On May 16, the Supreme Court of India made a significant observation regarding the Uttar Pradesh Prohibition of Unlawful Conversion of Religion Act, 2021. During a hearing, the bench, consisting of Justices J. B. Pardiwala and Manoj Misra, suggested that certain provisions of the law might infringe upon the fundamental right to freedom of religion guaranteed under Article 25 of the Constitution.
The case under consideration involved Dr Rajendra Bihari Lal, the Vice Chancellor of Sam Higginbottom University of Agriculture, Technology and Sciences (SHUATS), along with several other accused individuals. They were implicated in a case involving allegations of forceful religious conversions. Dr Lal and the others faced charges under various sections of the Indian Penal Code (IPC), including Section 307 (attempt to murder), Section 504 (intentional insult with an aim to provoke a breach of peace), and Section 386 (extortion). Additionally, they were booked under specific provisions of the UP Anti-Conversion law.
The proceedings began with the bench questioning the nature of the alleged conversions. “When you say conversion, what sort of conversion was it here?” asked Justice Pardiwala. Representing the accused, Senior Advocate Siddharth Dave explained that the conversions in question were from Hindu Dharma to Christianity.
“Was this forced? This was an actual conversion?” the bench further inquired.
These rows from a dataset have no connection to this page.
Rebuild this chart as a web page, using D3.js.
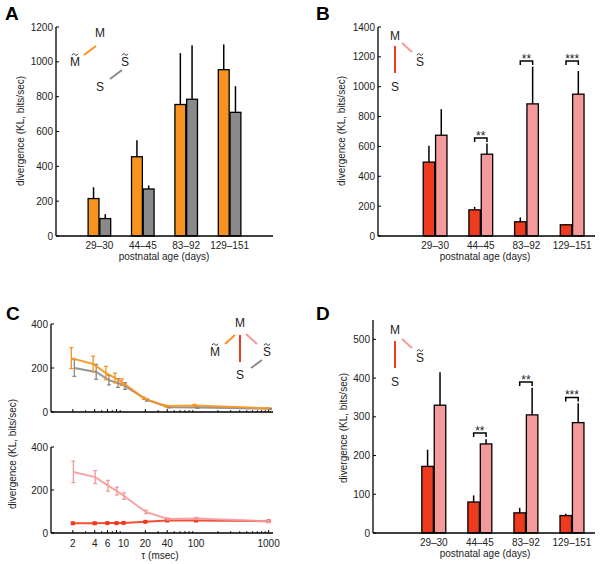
<!DOCTYPE html>
<html>
<head>
<meta charset="utf-8">
<script src="https://cdn.jsdelivr.net/npm/d3@7"></script>
<style>
  body { margin: 0; background: #fff; }
  svg { display: block; font-family: "Liberation Sans", Arial, Helvetica, sans-serif; }
</style>
</head>
<body>
<div id="chart"></div>
<script>
// age groups shared by A, B, D
const ageGroups = ['29–30', '44–45', '83–92', '129–151']

// panel A : M~M (orange) and S~S (gray)
const aMM = [215, 455, 755, 955]
const aMMErr = [65, 95, 295, 145]
const aSS = [100, 270, 785, 710]
const aSSErr = [25, 20, 310, 150]

// panel B : MS (red) and MS~ (pink)
const bMS = [495, 175, 95, 75]
const bMSErr = [110, 20, 30, 5]
const bMSt = [675, 548, 885, 950]
const bMStErr = [175, 72, 250, 155]
const bStars = ['', '**', '**', '***']
const bBracket = [0, 656, 1172, 1172]

// panel D
const dMS = [172, 80, 52, 45]
const dMSErr = [43, 17, 13, 5]
const dMSt = [330, 230, 305, 285]
const dMStErr = [85, 12, 70, 50]
const dStars = ['', '**', '**', '***']
const dBracket = [0, 258, 390, 350]

// panel C : divergence vs tau
const tau = [2, 4, 6, 8, 10, 20, 40, 100, 1000]
const tauLabels = [2, 4, 6, 10, 20, 40, 100, 1000]
const cMM = [245, 218, 177, 155, 136, 62, 27, 30, 17]
const cMMErr = [48, 36, 30, 22, 15, 5, 4, 4, 3]
const cSS = [200, 182, 145, 132, 118, 55, 22, 20, 15]
const cSSErr = [38, 34, 22, 20, 15, 5, 3, 3, 3]
const cMSt = [284, 260, 220, 195, 172, 98, 65, 67, 55]
const cMStErr = [50, 30, 25, 18, 15, 8, 5, 5, 5]
const cMS = [45, 45, 46, 46, 47, 52, 58, 58, 55]
const cMSErr = [4, 4, 3, 3, 3, 3, 3, 3, 3]

const colors = {
  orange: '#f7931e',
  gray: '#8a8a8a',
  red: '#ee3b1f',
  pink: '#f59a9b'
}

const W = 601, H = 564
const svg = d3.select('#chart').append('svg')
  .attr('width', W).attr('height', H)
  .style('background', '#fff')

function panelLetter (txt, x, y) {
  svg.append('text').attr('x', x).attr('y', y)
    .attr('font-size', 19).attr('font-weight', 'bold').text(txt)
}

function yAxis (g, y, x0, ticks, tickFmt) {
  g.append('line').attr('x1', x0).attr('x2', x0)
    .attr('y1', y.range()[0]).attr('y2', y.range()[1])
    .attr('stroke', '#000').attr('stroke-width', 1.3)
  ticks.forEach(t => {
    g.append('line').attr('x1', x0).attr('x2', x0 + 3)
      .attr('y1', y(t)).attr('y2', y(t)).attr('stroke', '#000').attr('stroke-width', 1)
    g.append('text').attr('x', x0 - 3).attr('y', y(t)).attr('dy', '0.35em')
      .attr('text-anchor', 'end').attr('font-size', 10).attr('fill', '#222')
      .text(tickFmt ? tickFmt(t) : t)
  })
}

function yLabel (x, y) {
  svg.append('text').attr('transform', `translate(${x},${y}) rotate(-90)`)
    .attr('text-anchor', 'middle').attr('font-size', 10).attr('fill', '#222')
    .text('divergence (KL, bits/sec)')
}

// symbol, with an optional tilde drawn above it, e.g. S~
function sym (g, txt, x, y, tilde) {
  g.append('text').attr('x', x).attr('y', y).attr('text-anchor', 'middle')
    .attr('font-size', 12).attr('fill', '#222').text(txt)
  if (tilde) {
    const ty = y - 11.5
    g.append('path')
      .attr('d', `M${x - 3},${ty + 0.8}C${x - 2},${ty - 1.2} ${x - 0.8},${ty - 1} ${x},${ty}S${x + 2},${ty + 1.2} ${x + 3},${ty - 0.8}`)
      .attr('fill', 'none').attr('stroke', '#222').attr('stroke-width', 0.9)
  }
}

function seg (g, x1, y1, x2, y2, color) {
  g.append('line').attr('x1', x1).attr('y1', y1).attr('x2', x2).attr('y2', y2)
    .attr('stroke', color).attr('stroke-width', 2)
}

function barPanel (opt) {
  const { xRange, xDomain, yRange, ymax, yTicks, left, right, stars, bracket } = opt
  const g = svg.append('g')
  const x = d3.scaleLinear().domain(xDomain).range(xRange)
  const y = d3.scaleLinear().domain([0, ymax]).range(yRange)
  const bw = 0.25

  const drawSeries = (vals, errs, color, side) => {
    vals.forEach((v, i) => {
      const c = i + 1
      const xl = side < 0 ? x(c - bw - 0.01) : x(c + 0.01)
      const xr = side < 0 ? x(c - 0.01) : x(c + bw + 0.01)
      const xm = (xl + xr) / 2
      g.append('line').attr('x1', xm).attr('x2', xm)
        .attr('y1', y(v)).attr('y2', y(v + errs[i]))
        .attr('stroke', '#000').attr('stroke-width', 1.5)
      g.append('rect').attr('x', xl).attr('y', y(v))
        .attr('width', xr - xl).attr('height', y(0) - y(v))
        .attr('fill', color).attr('stroke', '#000').attr('stroke-width', 1.3)
    })
  }
  drawSeries(left.vals, left.errs, left.color, -1)
  drawSeries(right.vals, right.errs, right.color, 1)

  // significance brackets
  if (stars) {
    stars.forEach((s, i) => {
      if (!s) return
      const c = i + 1
      const xa = x(c - bw / 2 - 0.01), xb = x(c + bw / 2 + 0.01)
      const yb = y(bracket[i])
      g.append('path')
        .attr('d', `M${xa},${yb + 4}L${xa},${yb}L${xb},${yb}L${xb},${yb + 4}`)
        .attr('fill', 'none').attr('stroke', '#000').attr('stroke-width', 1.5)
      g.append('text').attr('x', (xa + xb) / 2).attr('y', yb + 2)
        .attr('text-anchor', 'middle').attr('font-size', 12)
        .attr('fill', '#222').text(s)
    })
  }

  // axes
  g.append('line').attr('x1', xRange[0]).attr('x2', xRange[1])
    .attr('y1', y(0)).attr('y2', y(0)).attr('stroke', '#000').attr('stroke-width', 1.3)
  yAxis(g, y, xRange[0], yTicks)
  ageGroups.forEach((a, i) => {
    g.append('text').attr('x', x(i + 1)).attr('y', y(0) + 13)
      .attr('text-anchor', 'middle').attr('font-size', 10).attr('fill', '#222').text(a)
  })
  g.append('text').attr('x', opt.xLabelX).attr('y', y(0) + 24)
    .attr('text-anchor', 'middle').attr('font-size', 10).attr('fill', '#222')
    .text('postnatal age (days)')
  return g
}

// ---------- A ----------
panelLetter('A', 5, 20)
barPanel({
  xRange: [56, 273], xDomain: [0, 5], yRange: [236, 27], ymax: 1200,
  yTicks: d3.range(0, 1201, 200),
  left: { vals: aMM, errs: aMMErr, color: colors.orange },
  right: { vals: aSS, errs: aSSErr, color: colors.gray },
  xLabelX: 164
})
yLabel(24, 131)
{
  const g = svg.append('g')
  sym(g, 'M', 100, 37, false)
  sym(g, 'M', 75, 66, true)
  seg(g, 84, 55, 96, 46, colors.orange)
  sym(g, 'S', 100, 91, false)
  sym(g, 'S', 125, 66, true)
  seg(g, 110, 79, 122, 70, colors.gray)
}

// ---------- B ----------
panelLetter('B', 316, 20)
barPanel({
  xRange: [378, 595], xDomain: [-0.25, 4.5], yRange: [236, 27], ymax: 1400,
  yTicks: d3.range(0, 1401, 200),
  left: { vals: bMS, errs: bMSErr, color: colors.red },
  right: { vals: bMSt, errs: bMStErr, color: colors.pink },
  stars: bStars, bracket: bBracket,
  xLabelX: 485
})
yLabel(345, 131)
{
  const g = svg.append('g')
  sym(g, 'M', 395, 40, false)
  seg(g, 395, 46, 395, 73, colors.red)
  sym(g, 'S', 395, 91, false)
  seg(g, 402, 43, 412, 52, colors.pink)
  sym(g, 'S', 420, 66, true)
}

// ---------- D ----------
panelLetter('D', 316, 320)
barPanel({
  xRange: [373, 595], xDomain: [-0.32, 4.5], yRange: [533, 320], ymax: 550,
  yTicks: d3.range(0, 501, 100),
  left: { vals: dMS, errs: dMSErr, color: colors.red },
  right: { vals: dMSt, errs: dMStErr, color: colors.pink },
  stars: dStars, bracket: dBracket,
  xLabelX: 485
})
yLabel(347, 428)
{
  const g = svg.append('g')
  sym(g, 'M', 395, 334, false)
  seg(g, 395, 341, 395, 368, colors.red)
  sym(g, 'S', 395, 386, false)
  seg(g, 402, 339, 412, 348, colors.pink)
  sym(g, 'S', 420, 362, true)
}

// ---------- C ----------
panelLetter('C', 6, 320)
{
  const x = d3.scaleLog().domain([1, 1150]).range([51, 273])
  const yTop = d3.scaleLinear().domain([0, 400]).range([412, 324])
  const yBot = d3.scaleLinear().domain([0, 400]).range([533, 447])
  const minor = []
  for (let dec = 1; dec < 1000; dec *= 10) {
    for (let k = 2; k <= 9; k++) minor.push(dec * k)
  }
  minor.push(1000)

  const sub = (y, series, showLabels) => {
    const g = svg.append('g')
    // x axis with ticks pointing up
    g.append('line').attr('x1', 51).attr('x2', 273).attr('y1', y(0)).attr('y2', y(0))
      .attr('stroke', '#000').attr('stroke-width', 1.3)
    minor.forEach(t => {
      const major = tau.includes(t)
      g.append('line').attr('x1', x(t)).attr('x2', x(t))
        .attr('y1', y(0)).attr('y2', y(0) - (major ? 3 : 1.8))
        .attr('stroke', '#000').attr('stroke-width', 1)
    })
    yAxis(g, y, 51, [0, 200, 400])
    if (showLabels) {
      tauLabels.forEach(t => {
        g.append('text').attr('x', x(t)).attr('y', y(0) + 14)
          .attr('text-anchor', 'middle').attr('font-size', 10).attr('fill', '#222').text(t)
      })
    }
    series.forEach(s => {
      const pts = tau.map((t, i) => [x(t) + s.dx, y(s.vals[i])])
      g.append('path').attr('d', d3.line()(pts))
        .attr('fill', 'none').attr('stroke', s.color).attr('stroke-width', 2)
        .attr('stroke-opacity', 0.9)
      tau.forEach((t, i) => {
        const px = x(t) + s.dx
        const y1 = y(s.vals[i] + s.errs[i]), y2 = y(s.vals[i] - s.errs[i])
        g.append('path')
          .attr('d', `M${px},${y1}L${px},${y2}M${px - 2},${y1}L${px + 2},${y1}M${px - 2},${y2}L${px + 2},${y2}`)
          .attr('stroke', s.color).attr('stroke-width', 1.3).attr('fill', 'none')
        if (s.marker) {
          g.append('rect').attr('x', px - 2).attr('y', y(s.vals[i]) - 2)
            .attr('width', 4).attr('height', 4).attr('fill', s.color)
        }
      })
    })
  }

  sub(yTop, [
    { vals: cSS, errs: cSSErr, color: colors.gray, dx: 1.5 },
    { vals: cMM, errs: cMMErr, color: colors.orange, dx: -1.5 }
  ], false)
  sub(yBot, [
    { vals: cMS, errs: cMSErr, color: colors.red, dx: 0, marker: true },
    { vals: cMSt, errs: cMStErr, color: colors.pink, dx: 0.5 }
  ], true)

  svg.append('text').attr('x', 160).attr('y', 559).attr('text-anchor', 'middle')
    .attr('font-size', 10).attr('fill', '#222').text('τ (msec)')
  yLabel(16, 454)

  const g = svg.append('g')
  sym(g, 'M', 240, 327, false)
  sym(g, 'M', 215, 356, true)
  seg(g, 225, 344, 235, 335, colors.orange)
  seg(g, 240, 335, 240, 362, colors.red)
  seg(g, 246, 334, 257, 344, colors.pink)
  sym(g, 'S', 267, 356, true)
  sym(g, 'S', 240, 379, false)
  seg(g, 251, 368, 262, 360, colors.gray)
}
</script>
</body>
</html>
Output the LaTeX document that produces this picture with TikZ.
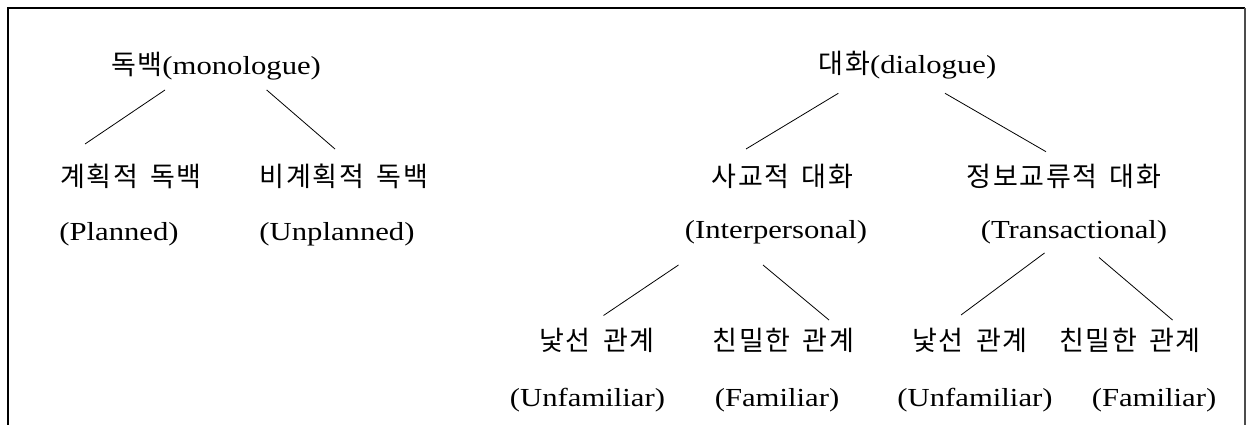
\documentclass[tikz,border=0pt]{standalone}
\usepackage{fontspec}
\setmainfont[FakeStretch=1.18]{Liberation Serif}
\newfontfamily\kr[Scale=1.04,WordSpace=1.6,LetterSpace=6]{Noto Sans CJK KR}
\usetikzlibrary{calc}
\tikzset{
  lbl/.style={inner sep=0pt, text height=18pt, text depth=5pt, font=\fontsize{26}{30}\selectfont},
  kor/.style={lbl, font=\fontsize{26}{30}\selectfont\kr},
  link/.style={line width=0.8pt, black},
  frame/.style={line width=1.2pt, black}
}
\begin{document}
\begin{tikzpicture}[x=1pt,y=-1pt]
\useasboundingbox (0,0) rectangle (1246,425);
\draw[frame] (8,425) -- (8,8) -- (1245,8);
\draw[line width=1.5pt, black!70] (1245,8) -- (1245,425);

% left tree
\node[lbl] (mono) at (216,68) {{\kr 독백}(monologue)};
\node[kor] (plan) at (131,179.5) {계획적 독백};
\node[kor] (unplan) at (344,179.5) {비계획적 독백};
\node[lbl] (planE) at (119,233.5) {(Planned)};
\node[lbl] (unplanE) at (337,233.5) {(Unplanned)};

% right tree
\node[lbl] (dia) at (907.5,67) {{\kr 대화}(dialogue)};
\node[kor] (soc) at (782.5,179.5) {사교적 대화};
\node[kor] (info) at (1064,179.5) {정보교류적 대화};
\node[lbl] (socE) at (776,232) {(Interpersonal)};
\node[lbl] (infoE) at (1074,232) {(Transactional)};

\node[kor] (st1) at (597,344) {낯선 관계};
\node[kor] (fa1) at (783.5,344) {친밀한 관계};
\node[kor] (st2) at (970,344) {낯선 관계};
\node[kor] (fa2) at (1130,344) {친밀한 관계};
\node[lbl] (uf1) at (587.5,400) {(Unfamiliar)};
\node[lbl] (ff1) at (777,400) {(Familiar)};
\node[lbl] (uf2) at (975,400) {(Unfamiliar)};
\node[lbl] (ff2) at (1154,400) {(Familiar)};

% connectors
\draw[link] ($(mono)+(-51,22)$) -- ($(plan)+(-46,-35.5)$);
\draw[link] ($(mono)+(50.7,22)$) -- ($(unplan)+(-9,-30.5)$);
\draw[link] ($(dia)+(-69.2,26.3)$) -- ($(soc)+(-36.5,-30.5)$);
\draw[link] ($(dia)+(37.5,26.3)$) -- ($(info)+(-18,-27.8)$);
\draw[link] ($(socE)+(-97.5,33)$) -- ($(st1)+(6.5,-28.5)$);
\draw[link] ($(socE)+(-13,33)$) -- ($(fa1)+(45.5,-24)$);
\draw[link] ($(infoE)+(-29.5,21)$) -- ($(st2)+(-9,-29)$);
\draw[link] ($(infoE)+(25,25.5)$) -- ($(fa2)+(42.5,-24)$);
\end{tikzpicture}
\end{document}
Dave responded that there were FIRs (First Information Reports) lodged, claiming the conversions were coerced. However, he pointed out that these FIRs were not filed by the supposed victims but rather by co-accused individuals. According to Section 4 of the UP Anti-Conversion law, only the aggrieved person, their immediate family, or a close relative by blood, marriage, or adoption could register an FIR for an offence under the Act.
The bench explored this aspect further, questioning, “What if some third person is aware of such-and-such happening? Can they file an FIR?” Dave clarified that the Act does not envision such a provision, meaning investigations cannot proceed based on reports from unrelated third parties.
Justice Misra, reviewing the Act, noted, “Conversion by itself is not an offence, but when it is brought about by undue influence, misrepresentation, coercion, etc. So in such circumstances, only the victim can say that he has been illegally converted and no other person.”
The bench scrutinised the FIR details, asking, “What is meant by 420 and forgery here?” Dave explained that these pertained to allegations of allurement and modifications of names in personal documents. The bench then questioned the validity of claims regarding a ritual in a church led by a ‘Father,’ asking for witness statements about luring and coercion. Dave responded that no specifics were provided about the church or the sections involved, indicating a lack of evidence for any committed offence.
Senior Advocate Mukta Gupta, representing other accused, argued that the FIRs did not show the presence of the alleged victims at the scene of the purported offence. She highlighted that the accused were themselves named as victims in the FIRs, suggesting a malicious intent behind the delayed and vague allegations.
The bench then discussed Section 10 of the Act, which attaches vicarious liability to institutions. They asked, “What about your organisation? If they were there, you could be connected?” Dave responded that his institution was not involved in the offence.
Senior Advocate Rebecca John, representing the additional accused, sought the quashing of the FIRs, pointing out that the first FIR was registered five months before the others, indicating possible mala fide intentions. She argued that only one FIR should be sustained per transaction, and subsequent FIRs should be dismissed if the first is quashed.
The bench then delved into the distinction between individual and mass conversions, asking, “How is conversion different from mass conversions?” John explained that the Act prescribes more severe punishments for mass conversions. The bench noted, “So mass conversion would automatically mean that conversion is taking place?” John confirmed, stating that anyone aggrieved by a mass conversion could file an FIR.
Justice Misra then asked if the provisions of the Act were under challenge, to which Senior Advocate Siddharth Aggarwal confirmed they were, although not in the present petitions. Justice Misra observed, “This anti-conversion law in some part may seem to be violative of Article 25.”
The bench, treating the current petitions as part-heard, ordered a stay on further proceedings in the FIRs until the next hearing date on August 2. They noted that under the UP law, prior sanction from the District Magistrate is required for any religious conversion.
Earlier, the Uttar Pradesh Police had described Dr Lal and the other accused as the main perpetrators of a mass religious conversion program, allegedly funded by organisations from around 20 countries. The police claimed that about 90 Hindus were influenced, coerced, and lured into converting to Christianity at the Evangelical Church of India in Hariharganj, Fatehpur, with promises of easy money. Lal was depicted as a notorious criminal involved in 38 cases over the last two decades.
The increasing interference of the judiciary in executive matters raises concerns, especially amidst the surge in cases of grooming jihad and forced religious conversions, not only in Uttar Pradesh but across the whole of India. The law, originally enacted to address the serious issue of mass religious conversions, risks being undermined if significant changes are made. Such alterations could be unjust to the victims. The ongoing hearings will play a crucial role in determining the future course of this legislation and its impact on combating forced conversions.